Absent communal friction, Nigeria’s energy sector would still prove highly problematic for American interests. Communist China’s global drive to dominate strategic energy resources has naturally attracted it to sub-Saharan Africa, from which it currently imports nearly 30 percent of its oil and natural gas. The PRC’s presence, unfortunately, has greatly abetted the scourge of Africa — corruption. As Mustafa Bello, head of the Nigerian Investment Promotion Commission, recently admitted, "The U.S. will talk to you about governance, about efficiency, about security, about the environment….The Chinese just ask, ‘How do we procure this license?’"

Not surprisingly, then, Nigeria has been increasingly receptive to PRC energy forays. For instance, in its first major investment since its failed bid to take over Unocal last year, the Chinese state-controlled oil company CNOOC announced last month it will pay $2.3 billion for a 45 percent stake in a Nigerian oil field. As Iheanyi Ohiaeri, head of business development for Nigeria’s National Petroleum Corporation, explains, "We haven’t been totally invaded by China yet, but it will come."

Political Unrest

If the aforementioned matters weren’t enough to complicate the landscape, the government may face a rebellion in the very near term over an attempt to amend the constitution to permit those brought to power in the democratic elections of 1999 — including President Obasanjo — to serve a third term in office.

This is hardly a trivial development in a country ruled by strongmen throughout its post-colonial history. Mirroring the general understanding of Nigerian public opinion, an editorial in the independent newspaper Vanguard recently claimed officials are "haunted by the fear that a successor…may call them to account like they have done [to] others. The third term promoters would prefer to die in office than quit to face the reckoning of their own conduct in office." Already, public hearings on the constitutional review have sparked demonstrations that in some cities saw as many as 20,000 take to the streets.

To be sure, Obasanjo’s government has, by and large, been an ally of the United States, especially with regard to the war on terror. Nevertheless, the Bush Administration would do well to quietly prod Nigerian leaders to step down at the end of their second term to assuage the Nigerian public’s fear that a strongman will return to rule over them — and perhaps to hedge against that very occurrence.

The Bottom Line

This volatile mix of Islamofascist activity, ethnic division, and natural resources so abundant in Nigeria makes the country America’s greatest strategic concern in Africa. U.S. policy toward Nigeria — and Africa in general — has thus far, unfortunately, been one of general apathy, costing America dearly in terms of its strategic position.

Fortunately, a promising vehicle already exists by which the United States might safeguard its interests along with those of Nigeria and its neighbors. Established last summer, the Trans-Sahara Counterterrorism Initiative (TSCTI) — partnering the U.S. with nine African countries — brings to bear the resources of the U.S. departments of Defense, State and Treasury along with those of the U.S. Agency for International Development, offering not only services such as expanded joint military training but also developmental assistance aimed at promoting good governance and encouraging the growth of civil society. However, TSCTI’s modest budget of $100 million per year is sure to limit its effectiveness.

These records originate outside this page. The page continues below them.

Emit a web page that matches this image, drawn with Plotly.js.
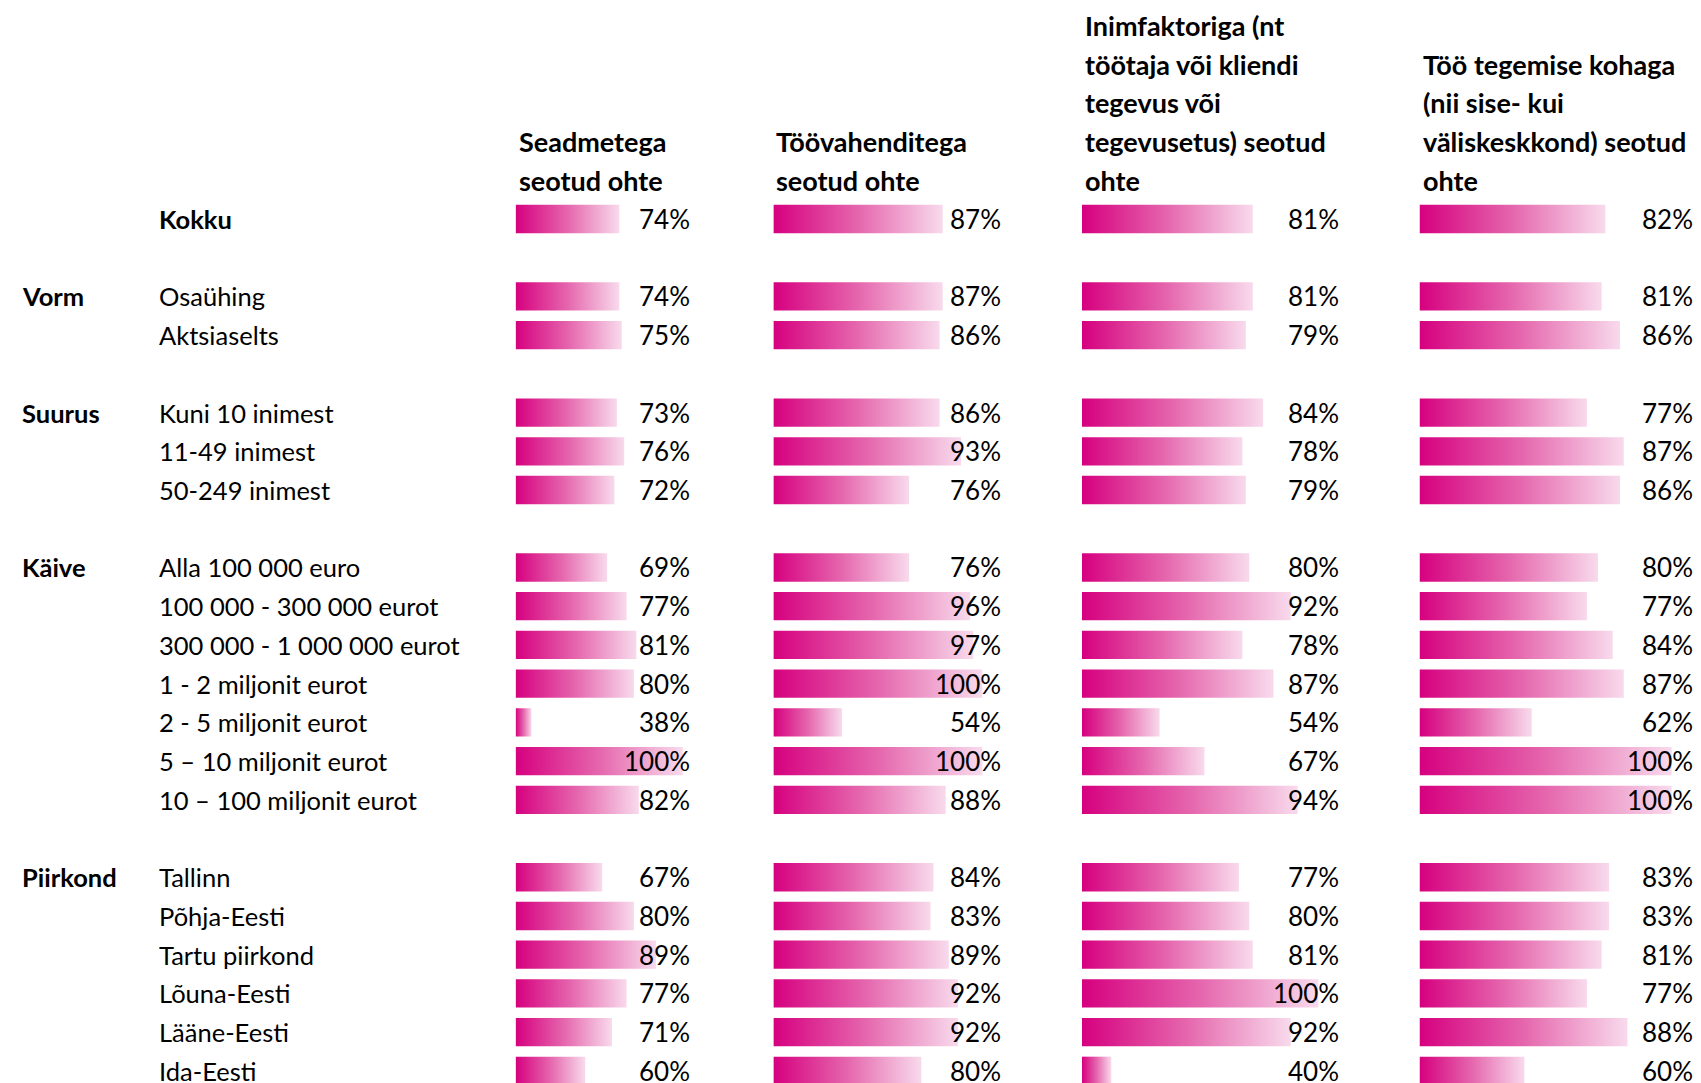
<!DOCTYPE html>
<html>
<head>
<meta charset="utf-8">
<script src="https://cdn.plot.ly/plotly-3.0.1.min.js"></script>
<style>
html,body{margin:0;padding:0;background:#ffffff;}
#chart{width:1701px;height:1083px;}
</style>
</head>
<body>
<div id="chart"></div>
<script>
// ---------------- data ----------------
const groupNames = ['', 'Vorm', 'Suurus', 'Käive', 'Piirkond'];
const groupSizes = [1, 2, 3, 7, 6];
const categories = [
  'Kokku',
  'Osaühing', 'Aktsiaselts',
  'Kuni 10 inimest', '11-49 inimest', '50-249 inimest',
  'Alla 100 000 euro', '100 000 - 300 000 eurot', '300 000 - 1 000 000 eurot',
  '1 - 2 miljonit eurot', '2 - 5 miljonit eurot', '5 – 10 miljonit eurot', '10 – 100 miljonit eurot',
  'Tallinn', 'Põhja-Eesti', 'Tartu piirkond', 'Lõuna-Eesti', 'Lääne-Eesti', 'Ida-Eesti'
];
const seadmetega     = [74, 74, 75, 73, 76, 72, 69, 77, 81, 80, 38, 100, 82, 67, 80, 89, 77, 71, 60];
const toovahenditega = [87, 87, 86, 86, 93, 76, 76, 96, 97, 100, 54, 100, 88, 84, 83, 89, 92, 92, 80];
const inimfaktoriga  = [81, 81, 79, 84, 78, 79, 80, 92, 78, 87, 54, 67, 94, 77, 80, 81, 100, 92, 40];
const tookohaga      = [82, 81, 86, 77, 87, 86, 80, 77, 84, 87, 62, 100, 100, 83, 83, 81, 77, 88, 60];
const headers = [
  'Seadmetega<br>seotud ohte',
  'Töövahenditega<br>seotud ohte',
  'Inimfaktoriga (nt<br>töötaja või kliendi<br>tegevus või<br>tegevusetus) seotud<br>ohte',
  'Töö tegemise kohaga<br>(nii sise- kui<br>väliskeskkond) seotud<br>ohte'
];

// ---------------- layout constants ----------------
const W = 1701, H = 1083;
const ROW0_PX = 219, ROW_PX = 38.72;
const BASE = 31.5, XMAX = 108;
const colStartPx = [515.6, 773.4, 1082, 1419.5];
const colSlope   = [2.44, 3.05, 3.45, 3.68];
const pctRightPx = [692, 1003, 1341, 1695];
const headerOffsetPx = 1;
const groupLabelPx = 19.5, catLabelPx = 157;
const BAR_HALF = 0.366;
const FONT = 'Lato, "Open Sans", sans-serif';
const FS = 25.5, FS_PCT = 26, FS_HEAD = 27;
const gradient = [[0, '#D6007F'], [0.5, '#E566AD'], [1, '#F8DAEC']];

const series = [seadmetega, toovahenditega, inimfaktoriga, tookohaga];

// row positions: one blank row between groups
const rowPos = [];
const groupRow = [];
let r = 0;
groupSizes.forEach(n => {
  groupRow.push(r);
  for (let k = 0; k < n; k++) { rowPos.push(r); r++; }
  r++;
});

const traces = [];
const annotations = [];
const layout = {
  width: W, height: H,
  margin: {l: 0, r: 0, t: 0, b: 0, pad: 0},
  paper_bgcolor: '#ffffff', plot_bgcolor: '#ffffff',
  showlegend: false,
  font: {family: FONT, size: FS, color: '#000000'},
  yaxis: {range: [(H - ROW0_PX) / ROW_PX, -ROW0_PX / ROW_PX], domain: [0, 1], visible: false, fixedrange: true}
};

series.forEach((vals, c) => {
  const axName = c === 0 ? 'xaxis' : 'xaxis' + (c + 1);
  const xa = c === 0 ? 'x' : 'x' + (c + 1);
  const d0 = colStartPx[c] / W;
  const d1 = (colStartPx[c] + colSlope[c] * (XMAX - BASE)) / W;
  const top = Math.min(d1, 1);
  const xmax = BASE + (top * W - colStartPx[c]) / colSlope[c];
  layout[axName] = {domain: [d0, top], range: [BASE, xmax], visible: false, anchor: 'y', fixedrange: true};

  vals.forEach((v, i) => {
    const y0 = rowPos[i] - BAR_HALF, y1 = rowPos[i] + BAR_HALF;
    traces.push({
      type: 'scatter', xaxis: xa, yaxis: 'y',
      x: [BASE, v, v, BASE, BASE],
      y: [y0, y0, y1, y1, y0],
      mode: 'none', fill: 'toself',
      fillcolor: '#E566AD',
      fillgradient: {type: 'horizontal', colorscale: gradient},
      hoverinfo: 'skip', showlegend: false
    });
    annotations.push({
      xref: 'paper', yref: 'y', x: pctRightPx[c] / W, y: rowPos[i],
      xanchor: 'right', yanchor: 'middle', showarrow: false,
      text: v + '%', font: {family: FONT, size: FS_PCT, color: '#000000'}
    });
  });

  // header lines, bottom aligned above first row
  const lines = headers[c].split('<br>');
  lines.forEach((ln, j) => {
    annotations.push({
      xref: 'paper', yref: 'y', x: (colStartPx[c] + headerOffsetPx) / W, y: -(lines.length - j),
      xanchor: 'left', yanchor: 'middle', showarrow: false,
      text: '<b>' + ln + '</b>', font: {family: FONT, size: FS_HEAD, color: '#000000'}
    });
  });
});

categories.forEach((cat, i) => {
  annotations.push({
    xref: 'paper', yref: 'y', x: catLabelPx / W, y: rowPos[i],
    xanchor: 'left', yanchor: 'middle', showarrow: false,
    text: i === 0 ? '<b>' + cat + '</b>' : cat,
    font: {family: FONT, size: FS, color: '#000000'}
  });
});

groupNames.forEach((g, gi) => {
  if (!g) return;
  annotations.push({
    xref: 'paper', yref: 'y', x: groupLabelPx / W, y: groupRow[gi],
    xanchor: 'left', yanchor: 'middle', showarrow: false,
    text: '<b>' + g + '</b>', font: {family: FONT, size: FS, color: '#000000'}
  });
});

layout.annotations = annotations;

Plotly.newPlot('chart', traces, layout, {staticPlot: true, displayModeBar: false});
</script>
</body>
</html>
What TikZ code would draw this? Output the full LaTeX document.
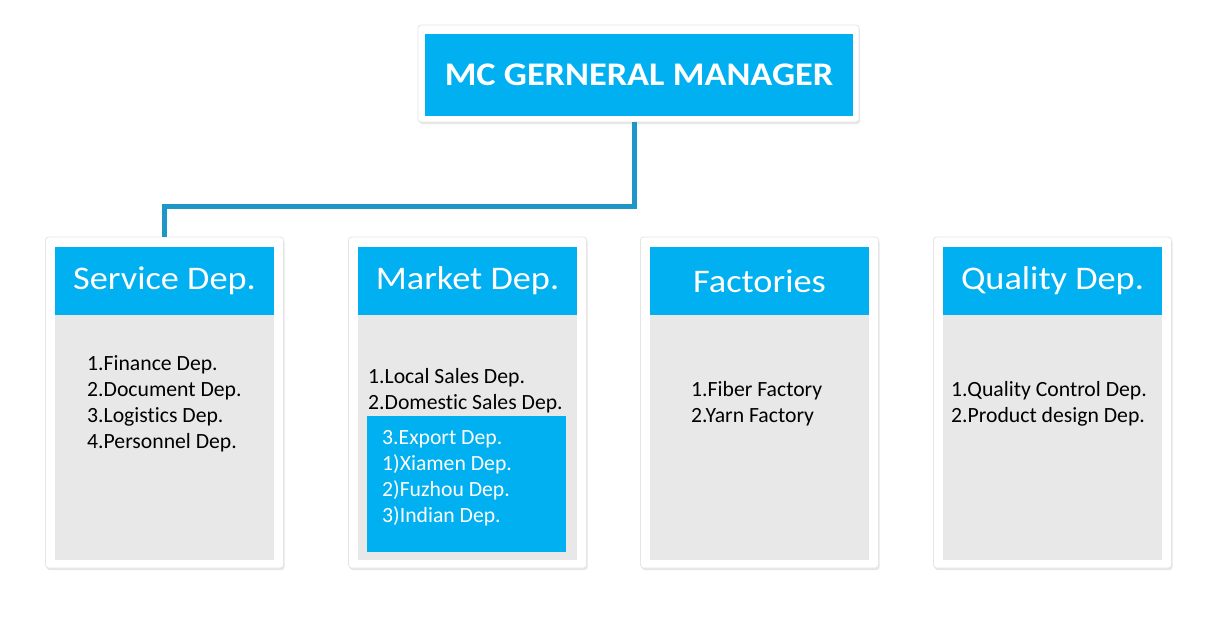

Of course, the United States will need to do much more to secure its interests, such as increasing its miniscule public diplomacy budget for the region, and invigorating state-to-state diplomacy to deny foreign states the opportunity to advance harmful agendas. More than anything, America must awake to the fact that Nigeria — along with much of Africa — is an important piece of the international security framework.